For the records below, give the count of lines holding the word "Output" and nothing more.
* BEGIN *
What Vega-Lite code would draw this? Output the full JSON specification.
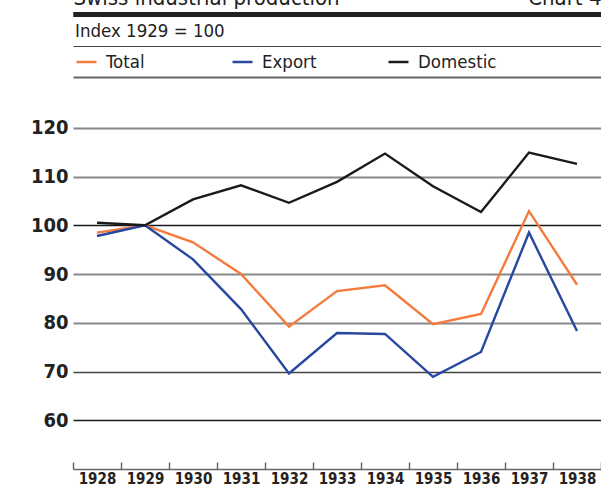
{
  "$schema": "https://vega.github.io/schema/vega-lite/v6.json",
  "width": 528,
  "height": 390,
  "autosize": {"type": "none"},
  "padding": {"left": 73, "top": 79, "right": 0, "bottom": 17},
  "background": "white",
  "config": {"view": {"stroke": null}, "font": "DejaVu Sans Condensed"},
  "datasets": {
    "prod": [
      {"year": "1928", "series": "Total", "value": 98.5},
      {"year": "1929", "series": "Total", "value": 100},
      {"year": "1930", "series": "Total", "value": 96.5},
      {"year": "1931", "series": "Total", "value": 90.0},
      {"year": "1932", "series": "Total", "value": 79.2},
      {"year": "1933", "series": "Total", "value": 86.5},
      {"year": "1934", "series": "Total", "value": 87.7},
      {"year": "1935", "series": "Total", "value": 79.7},
      {"year": "1936", "series": "Total", "value": 81.8},
      {"year": "1937", "series": "Total", "value": 102.9},
      {"year": "1938", "series": "Total", "value": 87.8},
      {"year": "1928", "series": "Export", "value": 97.8},
      {"year": "1929", "series": "Export", "value": 100},
      {"year": "1930", "series": "Export", "value": 93.0},
      {"year": "1931", "series": "Export", "value": 82.8},
      {"year": "1932", "series": "Export", "value": 69.6},
      {"year": "1933", "series": "Export", "value": 77.9},
      {"year": "1934", "series": "Export", "value": 77.7},
      {"year": "1935", "series": "Export", "value": 68.9},
      {"year": "1936", "series": "Export", "value": 74.0},
      {"year": "1937", "series": "Export", "value": 98.5},
      {"year": "1938", "series": "Export", "value": 78.3},
      {"year": "1928", "series": "Domestic", "value": 100.5},
      {"year": "1929", "series": "Domestic", "value": 100},
      {"year": "1930", "series": "Domestic", "value": 105.3},
      {"year": "1931", "series": "Domestic", "value": 108.2},
      {"year": "1932", "series": "Domestic", "value": 104.6},
      {"year": "1933", "series": "Domestic", "value": 108.9},
      {"year": "1934", "series": "Domestic", "value": 114.7},
      {"year": "1935", "series": "Domestic", "value": 108.0},
      {"year": "1936", "series": "Domestic", "value": 102.7},
      {"year": "1937", "series": "Domestic", "value": 114.9},
      {"year": "1938", "series": "Domestic", "value": 112.6}
    ]
  },
  "data": {"name": "prod"},
  "resolve": {"axis": {"x": "independent"}},
  "layer": [
    {
      "mark": {"type": "line", "strokeWidth": 2.4},
      "encoding": {
        "x": {
          "field": "year", "type": "ordinal", "bandPosition": 0.5,
          "scale": {"type": "band", "paddingInner": 0, "paddingOuter": 0},
          "axis": {
            "orient": "bottom", "title": null, "labelAngle": 0,
            "tickBand": "extent", "tickSize": -7, "tickColor": "#666", "tickWidth": 1.5,
            "domainColor": "#666", "domainWidth": 1.5,
            "labelFont": "DejaVu Sans Condensed", "labelFontWeight": "bold", "labelFontSize": 15,
            "labelColor": "#222", "labelPadding": 9, "labelBaseline": "top"
          }
        },
        "y": {
          "field": "value", "type": "quantitative",
          "scale": {"domain": [50, 130], "nice": false, "zero": false},
          "axis": {
            "title": null, "values": [60, 70, 80, 90, 100, 110, 120],
            "domain": false, "ticks": false, "labelPadding": 5,
            "labelFont": "DejaVu Sans Condensed", "labelFontWeight": "bold", "labelFontSize": 20,
            "labelColor": "#222",
            "grid": true,
            "gridColor": {"condition": [
              {"test": "datum.value == 100 || datum.value == 60", "value": "#1a1a1a"},
              {"test": "datum.value == 70", "value": "#444"}
            ], "value": "#888"},
            "gridWidth": {"condition": {"test": "datum.value == 100 || datum.value == 60 || datum.value == 70", "value": 1.5}, "value": 2}
          }
        },
        "color": {
          "field": "series", "type": "nominal",
          "scale": {"domain": ["Total", "Export", "Domestic"], "range": ["#F47B3C", "#2747A0", "#1a1a1a"]},
          "legend": {
            "title": "Index 1929 = 100", "orient": "none", "legendX": 2, "legendY": -57,
            "direction": "horizontal", "columns": 3, "gridAlign": "all", "columnPadding": 42,
            "symbolType": "stroke", "symbolSize": 400, "symbolStrokeWidth": 2.5,
            "labelFont": "DejaVu Sans Condensed", "labelFontSize": 18.5, "labelColor": "#222", "labelOffset": 8,
            "titleFont": "DejaVu Sans Condensed", "titleFontSize": 18.5, "titleFontWeight": "normal",
            "titleColor": "#222", "titlePadding": 10, "padding": 0
          }
        }
      }
    },
    {
      "mark": {"type": "point", "opacity": 0},
      "encoding": {
        "x": {"field": "year", "type": "ordinal", "bandPosition": 0.5,
          "axis": {"orient": "top", "title": null, "labels": false, "ticks": false, "offset": 2, "domainColor": "#666", "domainWidth": 2}}
      }
    },
    {
      "mark": {"type": "point", "opacity": 0},
      "encoding": {
        "x": {"field": "year", "type": "ordinal", "bandPosition": 0.5,
          "axis": {"orient": "top", "title": null, "labels": false, "ticks": false, "offset": 33, "domainColor": "#444", "domainWidth": 1.2}}
      }
    },
    {
      "mark": {"type": "point", "opacity": 0},
      "encoding": {
        "x": {"field": "year", "type": "ordinal", "bandPosition": 0.5,
          "axis": {"orient": "top", "title": "Swiss industrial production", "titleAnchor": "start", "titleAlign": "left", "titleFontSize": 22, "titleFontWeight": "normal", "titleColor": "#222", "titleFont": "DejaVu Sans Condensed", "titleBaseline": "alphabetic", "titlePadding": 10, "labels": false, "ticks": false, "offset": 65, "domainColor": "#222", "domainWidth": 5}}
      }
    },
    {
      "mark": {"type": "point", "opacity": 0},
      "encoding": {
        "x": {"field": "year", "type": "ordinal", "bandPosition": 0.5,
          "axis": {"orient": "top", "title": "Chart 4", "titleAnchor": "end", "titleAlign": "right", "titleFontSize": 22, "titleFontWeight": "normal", "titleColor": "#222", "titleFont": "DejaVu Sans Condensed", "titleBaseline": "alphabetic", "titlePadding": 10, "labels": false, "ticks": false, "offset": 65, "domainColor": "#222", "domainWidth": 5}}
      }
    }
  ]
}
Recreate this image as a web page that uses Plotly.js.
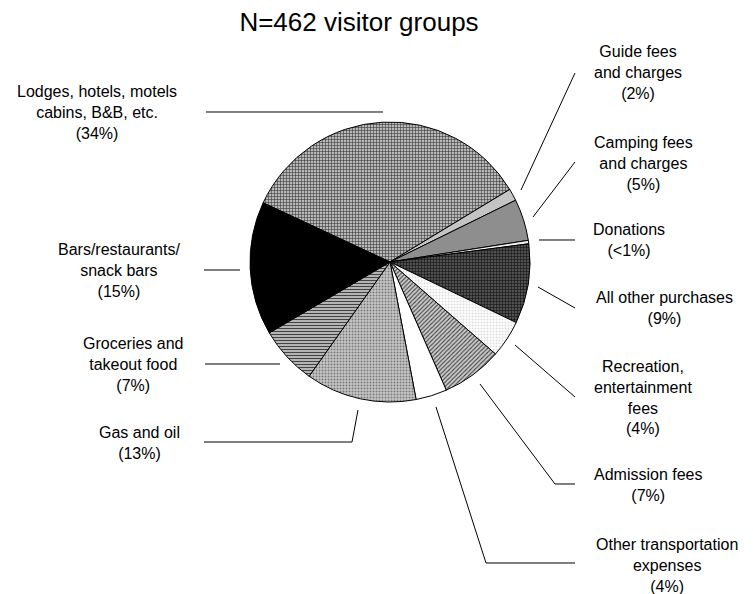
<!DOCTYPE html>
<html>
<head>
<meta charset="utf-8">
<script src="https://cdn.plot.ly/plotly-3.0.1.min.js"></script>
<style>html,body{margin:0;padding:0;background:#fff;}#chart{width:753px;height:594px;}</style>
</head>
<body>
<div id="chart"></div>
<script>
// Data (clockwise from Lodges)
var categories = ["Lodges, hotels, motels cabins, B&B, etc.", "Guide fees and charges", "Camping fees and charges", "Donations", "All other purchases", "Recreation, entertainment fees", "Admission fees", "Other transportation expenses", "Gas and oil", "Groceries and takeout food", "Bars/restaurants/ snack bars"];
var shares = [34.4, 1.4, 4.8, 0.4, 9.2, 4.3, 7.0, 3.6, 12.8, 6.75, 15.4];
var labelTexts = [
  "Lodges, hotels, motels<br>cabins, B&B, etc.<br>(34%)",
  "Guide fees<br>and charges<br>(2%)",
  "Camping fees<br>and charges<br>(5%)",
  "Donations<br>(<1%)",
  "All other purchases<br>(9%)",
  "Recreation,<br>entertainment<br>fees<br>(4%)",
  "Admission fees<br>(7%)",
  "Other transportation<br>expenses<br>(4%)",
  "Gas and oil<br>(13%)",
  "Groceries and<br>takeout food<br>(7%)",
  "Bars/restaurants/<br>snack bars<br>(15%)"
];
var titleText = "N=462 visitor groups";

// styles
var W = 753, H = 594;
var fills = ["#9c9c9c", "#c4c4c4", "#8e8e8e", "#f0f0f0", "#3c3c3c", "#f8f8f8", "#9a9a9a", "#ffffff", "#b4b4b4", "#8a8a8a", "#000000"];
var patShapes = ["+", "", "", "", "+", ".", "/", "", ".", "-", ""];
var patFg = ["#3a3a3a", "#000000", "#000000", "#000000", "#111111", "#dddddd", "#404040", "#000000", "#777777", "#444444", "#000000"];
var patBg = ["#b8b8b8", "#c4c4c4", "#8e8e8e", "#f0f0f0", "#505050", "#ffffff", "#cccccc", "#ffffff", "#c8c8c8", "#b4b4b4", "#000000"];

// label placement (pixels) and leader lines (pixels)
var labelPos = [[97,113],[638,73],[643,163],[629,240],[664,308],[643,397],[648,485],[667,565],[139,443],[133,364],[119,270]];
var leaders = [
  [[206,112],[383,112]],
  [[521,190],[575,73]],
  [[533,217],[575,162]],
  [[539,240],[575,240]],
  [[538,287],[575,308]],
  [[515,345],[575,397]],
  [[480,384],[555,484],[575,484]],
  [[436,407],[486,563],[575,563]],
  [[358,410],[352,442],[204,442]],
  [[205,364],[280,364]],
  [[204,270],[240,270]]
];

function px(x){return x/W;}
function py(y){return 1 - y/H;}

var cx = 390, cy = 262, R = 140;

var trace = {
  type: "pie",
  labels: categories,
  values: shares,
  sort: false,
  direction: "clockwise",
  rotation: 295,
  textinfo: "none",
  hoverinfo: "label+percent",
  marker: {
    colors: fills,
    line: {color: "#000000", width: 1},
    pattern: {shape: patShapes, fgcolor: patFg, bgcolor: patBg, size: 3, solidity: 0.35, fillmode: "replace"}
  },
  domain: {x: [px(cx - R), px(cx + R)], y: [py(cy + R), py(cy - R)]},
  showlegend: false
};

var fontFam = "Liberation Sans, Arial, sans-serif";
var annotations = labelTexts.map(function(t, i){
  return {text: t, xref: "paper", yref: "paper", x: px(labelPos[i][0]), y: py(labelPos[i][1]),
    xanchor: "center", yanchor: "middle", align: "center", showarrow: false,
    font: {family: fontFam, size: 16, color: "#000000"}};
});

var shapes = leaders.map(function(pts){
  var d = pts.map(function(p, j){return (j ? "L" : "M") + px(p[0]).toFixed(5) + "," + py(p[1]).toFixed(5);}).join(" ");
  return {type: "path", xref: "paper", yref: "paper", path: d, line: {color: "#000000", width: 1}};
});

var layout = {
  width: W, height: H,
  margin: {l: 0, r: 0, t: 0, b: 0},
  paper_bgcolor: "#ffffff",
  plot_bgcolor: "#ffffff",
  title: {text: titleText, x: 359 / W, xanchor: "center", y: 1 - 22 / H, yanchor: "middle", yref: "container",
    font: {family: fontFam, size: 26, color: "#000000"}},
  annotations: annotations,
  shapes: shapes,
  showlegend: false
};

Plotly.newPlot("chart", [trace], layout, {displayModeBar: false, staticPlot: true});
</script>
</body>
</html>
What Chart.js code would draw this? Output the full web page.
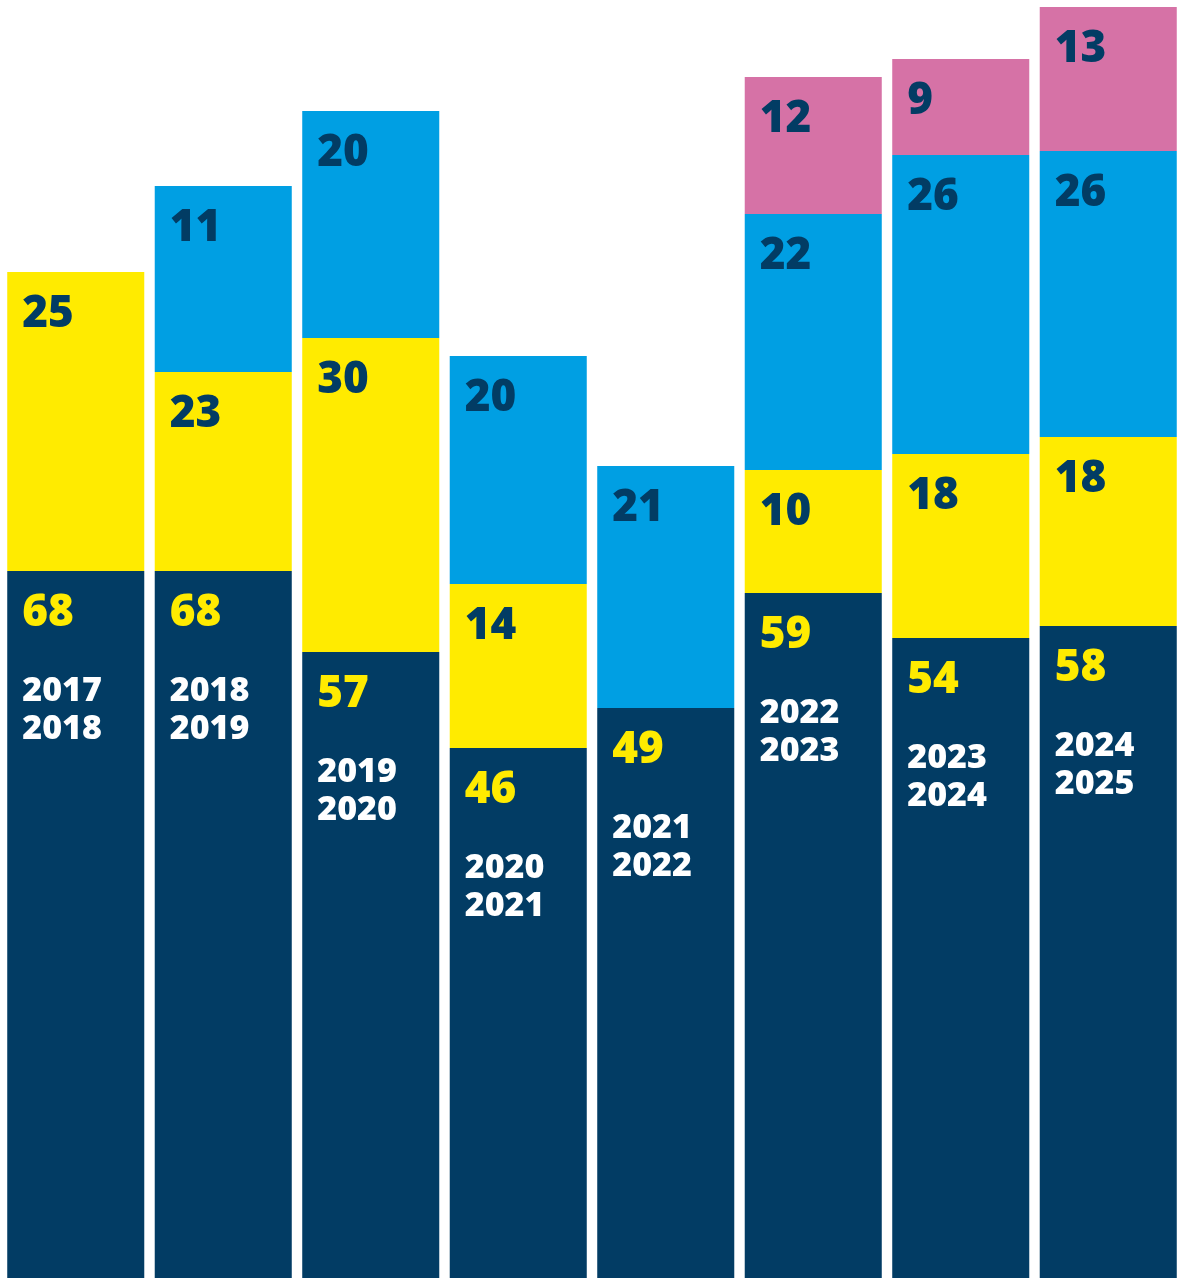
* END *
**Answer in full**:
2